15 December

Software Development Models

Software development methodology defines the workflows, processes and related structures necessary for achieving project’s aims and goals. In practice, software development methodology is a set of best practices that control the software development process.

The development process of a project has specific phases, collectively known as project lifecycle. Usually a project has five phases:  Analysis, Development, Validation, Deployment and Integration and finally, Maintenance.

There are several popular software development models, each with its own advantages and shortfalls. Not all methodologies are created equal and are considered appropriate for a particular project. Each method is best known for suitability for a certain type of projects, organizational, technical or team considerations.

Selecting the appropriate model for the development of software is extremely important because of cost and development considerations. Following are the popular methodologies which are regularly used in software development:

Waterfall Model

This has the distinction of being the very first software development model. It is a linear sequential life cycle model. The strength of this model is ease of implementation.

In this model, each phase is completed fully, prior to the next phase. Thus, there is little or no overlap between the phases. It is basically used when the requirements are very clear, well known and fixed. The only requirement is that the development technologies must be well understood in order for the model to work.


  • The model works best for small projects with clear requirements.
  • This model generates a huge amount of documentation at each stage, which gives a better understanding of the project.
  • It is easy to use and there is no need to spend inordinate amounts of time and efforts for the project.


  • One drawback with this model is the late testing stage. It is difficult to go back to previous stage so there is no possibility for mistakes.
  • It is not a good model for object-oriented projects.
  • There is a high amount of risk and uncertainty.



V-model is a validation and verification model. It is also a linear sequential life cycle model. This model is perfect for small projects in which all the requirements are well understood. This model works best when there are sufficient technical resources available with pertinent technical expertise.


  • It is easy to use and works better for small projects.
  • Planning and test designing can be done well before the actual development. This saves a lot of time in the later phases of the project.
  • All the defects in requirement gathering and implementation are usually found at the very beginning.
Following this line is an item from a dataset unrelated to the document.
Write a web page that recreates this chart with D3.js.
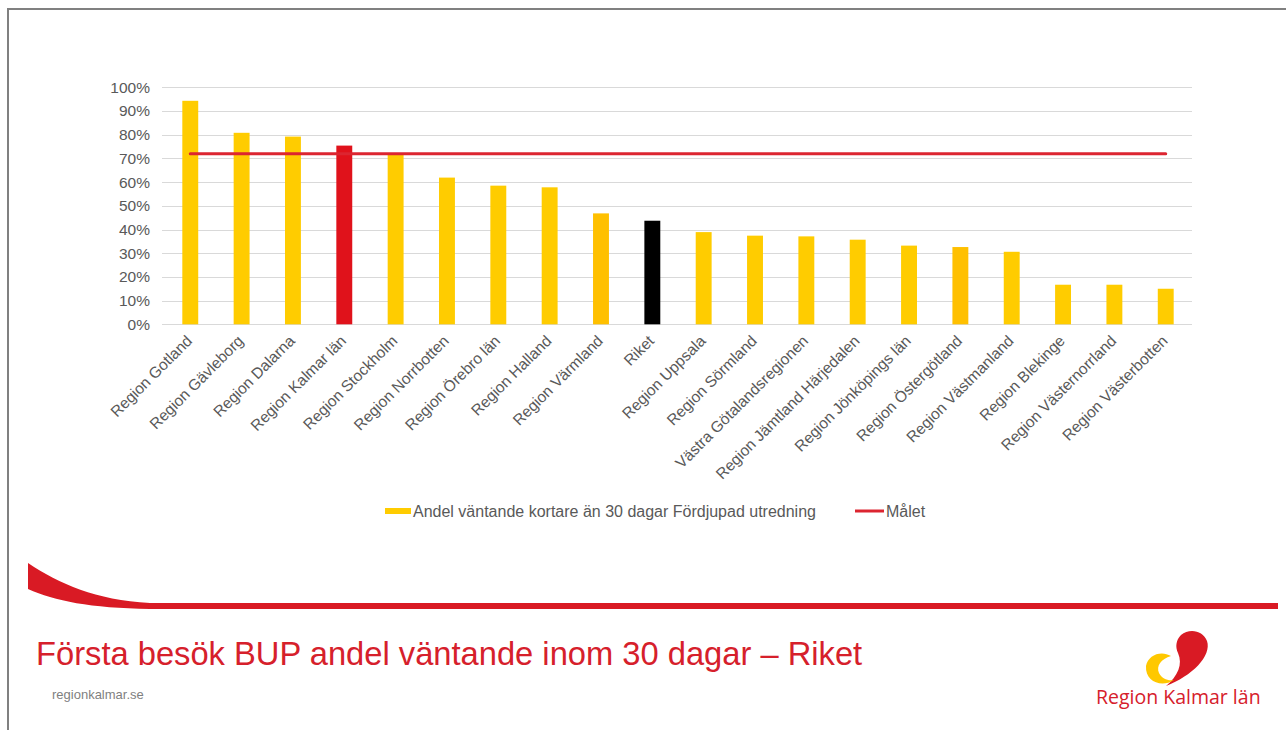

  • The V-model is quite rigid in its implementation.
  • This model requires a high cost and resources.
  • There is no option for prototyping. All development is carried out in the implementation phase.

Incremental Model

This model is actually divided into multiple modules of software development cycle. All these modules are further divided into more easily managed modules which made up the actual implementation of the requirements. This model is ideal when an early release of the product is desirable. Thus, this model is widely popular in web development where an early working prototype is one of the main requirements of the client.


  • It is a more flexible and a low cost development model.
  • It is easy to test and debug the product during iterations.
  • Risk management is a string advantage of the model.



  • This model usually has a long development timeline.
  • It requires in-depth planning and design before actual development could begin.


RAD Model

RAD model is a rapid development model and is actually another implementation of incremental model. In this model, simultaneous development of all components is the key of short development cycle.

This model has five phases: business modeling, data modeling, process modeling, application modeling, testing and turnover. This model is preferred when there is a strict deadline for the delivery of the product.


  • Integration from the beginning resolves a lot of issues early on.
  • RAD model reduces development time.
  • This model ideally incorporates client feedback into the final version of the product.


  • It is highly depend on modeling skills of the team.
  • The overall cost of modeling could be high.
  • Successful implementation heavily relies on the correct identification, categorization and processing of business requirements.

Agile Model

Agile development model is also a type of incremental model. Agile model focuses on rapid development and testing so that the final version is as bug free as possible. Window XP is one of the most popular examples of agile development life cycle model.


  • In agile model, the working software is delivered more frequently.
  • Risk management is built-in as the development team is in constant contact with testing teams and the client.
  • The continuous attention to a good design and technical excellence makes this model flexible.


  • This model is only suitable for highly skilled and experienced teams.
  • Documentation is often ignored in the rush of delivering the build.
  • This model is starts to fail as the complexity rises above manageable limits.

Spiral Model

The spiral model comprises of four phases: Planning, Risk Analysis, Engineering and Evaluation. The model focuses on early identification and reduction of project risks, making it suitable for large projects where cost and risk evaluation are important project success goals.


  • One great advantage of this model is high level of risk analysis at every phase.
  • This model is flexible as it allows changes to be implemented at several stages of the project.
  • The overall project monitoring is quite simple and effective.


  • This model is not suitable for small projects.
  • It is a high cost model.
  • The risk analysis in spiral model requires specific expertise and success of the project is very dependent on the risk analysis phase.